Memory Mirroring------A mode that uses two memory channels to transfer duplicate data. An
uncorrectable error detected during a read from one channel will cause the system to retrieve data
from the other channel. This mode provides increased protection from errors not corrected by ECC,
SDDC, and memory sparing. But it reduces the amount of total memory available to the operating
system by 50% and is limited to two-channel operation.
Lockstep------A mode that extends SDDC capability from x4 DRAM devices to x8 devices by using two
memory channels as a single-wide channel to transfer a longer data word. The long data word is
transferred each time using 16 redundant bits to provide 8-bit error detection and 8-bit error
correction to protect against a single DRAM failure.

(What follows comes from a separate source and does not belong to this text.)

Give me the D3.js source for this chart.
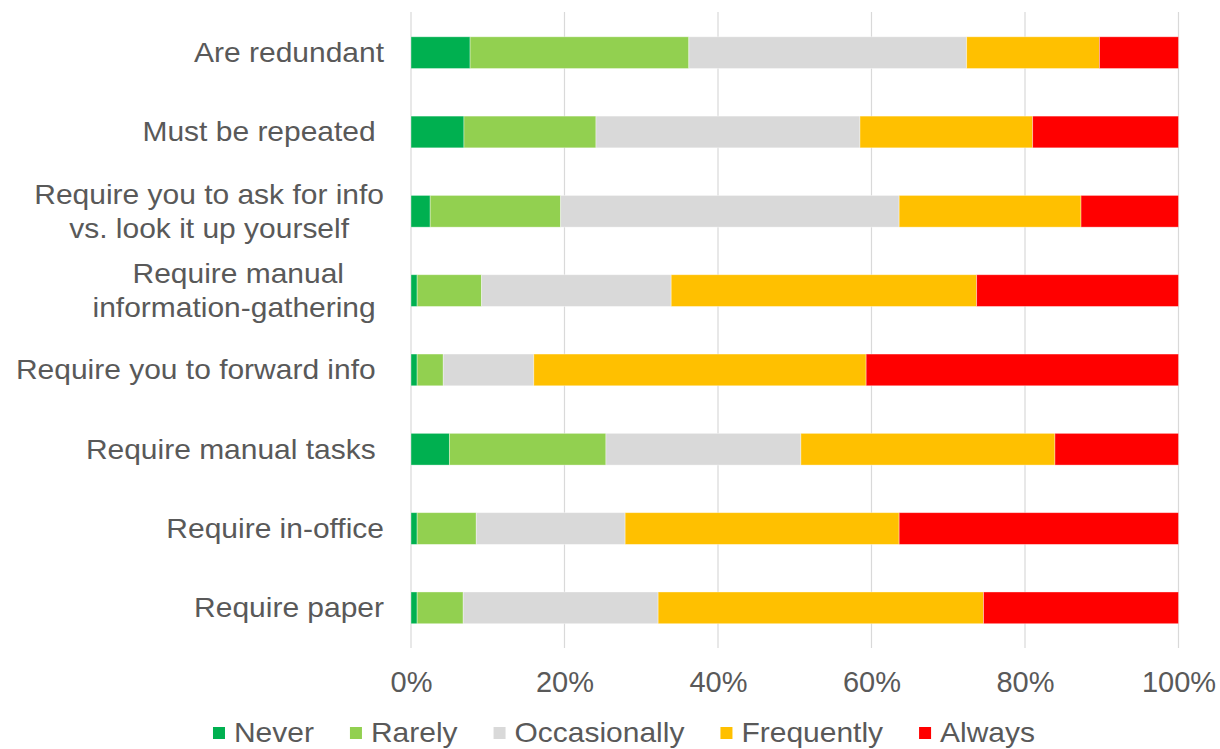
<!DOCTYPE html>
<html>
<head>
<meta charset="utf-8">
<script src="https://cdn.jsdelivr.net/npm/d3@7"></script>
<style>
  html, body { margin: 0; padding: 0; background: #fff; }
  svg { display: block; }
  text { font-family: "Liberation Sans", Arial, sans-serif; fill: #595959; white-space: pre; }
</style>
</head>
<body>
<svg id="chart" width="1220" height="749"></svg>
<script>
// Survey items (each entry is the list of lines of its label)
const categories = [
  ["Are redundant"],
  ["Must be repeated "],
  ["Require you to ask for info", "vs. look it up yourself"],
  ["Require manual", "information-gathering "],
  ["Require you to forward info "],
  ["Require manual tasks "],
  ["Require in-office"],
  ["Require paper"]
];

// Answer scale, in stacking order
const responses = ["Never", "Rarely", "Occasionally", "Frequently", "Always"];
const colors = ["#00B050", "#92D050", "#D9D9D9", "#FFC000", "#FF0000"];

// Share of answers (%) per item, one array per response
const never        = [7.7,  6.9,  2.5,  0.8,  0.8,  5.0,  0.8,  0.8];
const rarely       = [28.5, 17.2, 17.0, 8.4,  3.4,  20.4, 7.7,  6.0];
const occasionally = [36.2, 34.4, 44.1, 24.7, 11.8, 25.4, 19.4, 25.4];
const frequently   = [17.3, 22.5, 23.7, 39.8, 43.3, 33.1, 35.7, 42.4];
const always       = [10.3, 19.0, 12.7, 26.3, 40.7, 16.1, 36.4, 25.4];

const tickValues = [0, 0.2, 0.4, 0.6, 0.8, 1.0];

const seriesValues = [never, rarely, occasionally, frequently, always];
const rows = categories.map((c, i) => {
  const r = { key: i };
  responses.forEach((name, j) => { r[name] = seriesValues[j][i]; });
  return r;
});

const svg = d3.select("#chart");

const x = d3.scaleLinear().domain([0, 1]).range([411, 1178.5]);
const y = d3.scaleBand()
  .domain(categories.map((c, i) => i))
  .range([13, 647.5])
  .paddingInner(0.6)
  .paddingOuter(0.3);

const color = d3.scaleOrdinal().domain(responses).range(colors);

// Vertical gridlines
svg.append("g")
  .selectAll("line")
  .data(tickValues)
  .join("line")
  .attr("x1", d => x(d)).attr("x2", d => x(d))
  .attr("y1", 12).attr("y2", 648)
  .attr("stroke", "#D9D9D9")
  .attr("stroke-width", 1.2);

// 100% stacked bars
const stacked = d3.stack().keys(responses).offset(d3.stackOffsetExpand)(rows);

svg.append("g")
  .selectAll("g")
  .data(stacked)
  .join("g")
  .attr("fill", d => color(d.key))
  .selectAll("rect")
  .data(d => d)
  .join("rect")
  .attr("x", d => x(d[0]))
  .attr("width", d => x(d[1]) - x(d[0]))
  .attr("y", d => y(d.data.key))
  .attr("height", y.bandwidth())
  .attr("stroke", "#fff")
  .attr("stroke-opacity", 0.45)
  .attr("stroke-width", 0.8);

// X axis tick labels
const xAxis = d3.axisBottom(x)
  .tickValues(tickValues)
  .tickFormat(d3.format(".0%"))
  .tickSize(0)
  .tickPadding(0);

const axisG = svg.append("g")
  .attr("transform", "translate(0,670)")
  .call(xAxis);
axisG.select(".domain").remove();
axisG.selectAll("text")
  .attr("dy", null)
  .attr("y", 22)
  .style("font-size", "29px")
  .style("font-family", "'Liberation Sans', Arial, sans-serif")
  .attr("fill", "#595959");

// Category labels: right-aligned block, lines centred on each other
const labelSize = 27, stretch = 1.11, lineGap = 34, labelRight = 384;
const labelG = svg.append("g");
categories.forEach((lines, i) => {
  const cy = y(i) + y.bandwidth() / 2;
  const g = labelG.append("g");
  const texts = lines.map((line, k) => {
    const base = cy + labelSize * 0.35 + (k - (lines.length - 1) / 2) * lineGap;
    return g.append("text")
      .attr("y", base)
      .style("font-size", labelSize + "px")
      .text(line);
  });
  const widths = texts.map(t => t.node().getComputedTextLength());
  const maxW = d3.max(widths);
  texts.forEach((t, k) => t.attr("x", -(maxW - widths[k]) / 2).attr("text-anchor", "end"));
  g.attr("transform", `translate(${labelRight},0) scale(${stretch},1)`);
});

// Legend, centred below the axis
const legendSize = 27, marker = 12, markerGap = 9, itemGap = 36, legendY = 733;
const legend = svg.append("g");
const items = responses.map(name => {
  const it = legend.append("g");
  it.append("rect")
    .attr("width", marker).attr("height", marker)
    .attr("y", -marker / 2)
    .attr("fill", color(name));
  const t = it.append("text")
    .attr("y", legendSize * 0.35)
    .style("font-size", legendSize + "px")
    .text(name);
  const w = marker + markerGap + t.node().getComputedTextLength() * stretch;
  t.attr("transform", `scale(${stretch},1)`).attr("x", (marker + markerGap) / stretch);
  return { it, w };
});
const totalW = d3.sum(items, d => d.w) + itemGap * (items.length - 1);
let cx = 624 - totalW / 2;
items.forEach(({ it, w }) => {
  it.attr("transform", `translate(${cx},${legendY})`);
  cx += w + itemGap;
});
</script>
</body>
</html>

While Lockstep mode does not reduce the total
amount of available memory, it degrades performance.
Double Device Data Correction (DDDC), also known as Double-Chip Sparing------A mode that is
similar to memory sparing but is more robust. It can correct both single and double DRAM device
hardware errors for x4 DIMMs. By reserving one DRAM device in each rank as a spare, it ensures
data availability even after hardware failures with any two x4 DRAM devices, (albeit not
simultaneously). Currently, Intel Xeon E7-based systems with specific firmware support DDDC.
HP Memory Quarantine------The method (and the subject of this document) that identifies memory
regions containing uncorrectable hardware errors prior to data processing.